Imagine that you have a triad from a project, or more likely for a cohort within the project, where most or all the data points hug one of the legs of the triangle, call it XY. Obviously those respondents did not resonate to the choice presented at the opposing vertex Z when they were signifying their stories, leaving you with a dyad-like line of data along XY. So, you might be asking yourself, did I miss some variable(s)? If I could go back for another round of story collection, what label or property or characteristic would I place at Z in the hope of creating additional discrimination and insight by moving points out into the triad?
Please note, however, that those XY data appear negatively-correlated, exactly the characteristic of conditioning on a collider that Rossman illustrated through his mind-body simulation. This prompts a subtle, but potentially more important question: Does that negative correlation make sense in context? In the context of the project, the cohort (if any), and the total population of respondents? This question matters because the apparent choice of a zero-value for Z means only X or Y (but not both) is independent. The resulting negative correlation is an artifact of the closure constraint, though it should still make sense in context.
Alternatively, does that negative correlation suggest something “screwy” (as in the title of Rossman’s article)? Something like the “stupefaction of being ridiculously good-looking”? If that is the case, then the lack of resonance among the respondents to Z could be telling you that there is a collider, unrecognized and hidden, whose absence concentrated the responses along the XY leg of the triad.
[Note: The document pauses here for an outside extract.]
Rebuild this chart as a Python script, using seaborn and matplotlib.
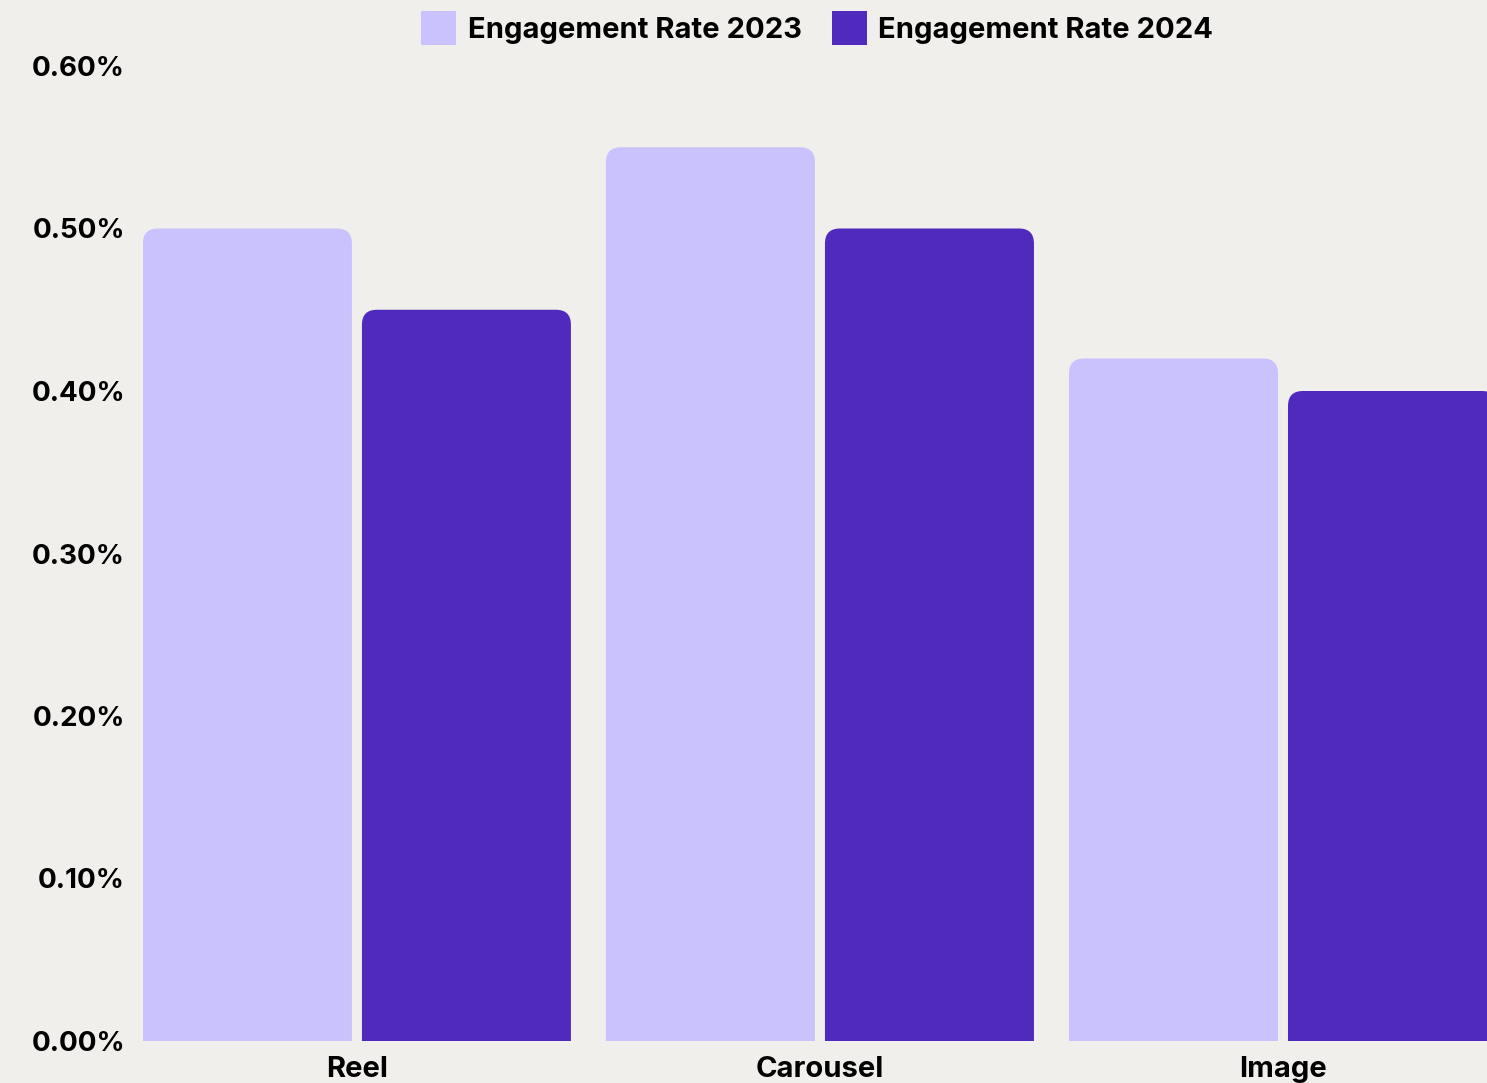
import matplotlib
matplotlib.use("Agg")
import matplotlib.pyplot as plt
from matplotlib.patches import FancyBboxPatch
import seaborn as sns
import pandas as pd

# Engagement rate (%) by post format
formats = ["Reel", "Carousel", "Image"]
rate_2023 = [0.50, 0.55, 0.42]
rate_2024 = [0.45, 0.50, 0.40]
series_names = ["Engagement Rate 2023", "Engagement Rate 2024"]
y_ticks = [0.0, 0.1, 0.2, 0.3, 0.4, 0.5, 0.6]

df = pd.DataFrame({
    "format": formats * 2,
    "rate": rate_2023 + rate_2024,
    "series": [series_names[0]] * 3 + [series_names[1]] * 3,
})

BG = "#F0EFEB"
LIGHT = "#C9C2FD"
DARK = "#5029BD"

sns.set_theme(style="white")
plt.rcParams["font.family"] = ["Inter", "DejaVu Sans"]
plt.rcParams["font.weight"] = "bold"
plt.rcParams["text.color"] = "black"

W, H = 1487, 1083
fig = plt.figure(figsize=(W / 100, H / 100), dpi=100, facecolor=BG)
ax_left, ax_right = 143 / W, 1.0
ax_bottom, ax_top = (H - 1041) / H, (H - 66) / H
ax = fig.add_axes([ax_left, ax_bottom, ax_right - ax_left, ax_top - ax_bottom])
ax.set_facecolor(BG)

sns.barplot(data=df, x="format", y="rate", hue="series", order=formats,
            hue_order=series_names, palette=[LIGHT, DARK], saturation=1,
            width=0.946, gap=0.0457, ax=ax, legend=False)

ax.set_xlim(-0.462, 2.4406)
ax.set_ylim(0, 0.6)

# Replace plain rectangles with bars that have rounded top corners
fig.canvas.draw()
x_per_px = (2.4406 + 0.462) / ax.bbox.width
y_per_px = 0.6 / ax.bbox.height
radius_px = 15
aspect = y_per_px / x_per_px
rects = list(ax.patches)
for r in rects:
    x0, w, h = r.get_x(), r.get_width(), r.get_height()
    color = r.get_facecolor()
    r.remove()
    ext = radius_px * 2 * y_per_px
    box = FancyBboxPatch((x0, -ext), w, h + ext,
                         boxstyle=f"round,pad=0,rounding_size={radius_px * x_per_px}",
                         mutation_aspect=aspect, facecolor=color,
                         edgecolor="none", linewidth=0, clip_on=True)
    ax.add_patch(box)

ax.set_yticks(y_ticks)
ax.set_yticklabels([f"{v:.2f}%" for v in y_ticks])
ax.tick_params(axis="y", length=0, pad=13, labelsize=20, labelcolor="black")
ax.tick_params(axis="x", length=0, pad=11, labelsize=21, labelcolor="black")
for lab in ax.get_xticklabels() + ax.get_yticklabels():
    lab.set_fontweight("bold")
ax.set_xlabel("")
ax.set_ylabel("")
for s in ax.spines.values():
    s.set_visible(False)
ax.grid(False)

handles = [plt.Rectangle((0, 0), 1, 1, facecolor=c, edgecolor="none") for c in (LIGHT, DARK)]
fig.legend(handles, series_names, loc="center", bbox_to_anchor=(0.5495, 1 - 28 / H),
           ncol=2, frameon=False, labelcolor="black",
           prop={"family": ["Inter", "DejaVu Sans"], "weight": "bold", "size": 21},
           handlelength=1.2, handleheight=1.4, handletextpad=0.4, columnspacing=1.03)

fig.savefig("out.png", dpi=100, facecolor=BG)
Again very schematically, if the missing property or characteristic had, in fact, been at Z, the responses might have been in a very different location in the triad, perhaps with little weight given to the XY leg and little reason to think about a negative correlation between X and Y. In its absence, however, it becomes a hidden collider. The resulting projection toward the XY leg might be not only artifactual but also nonsensical.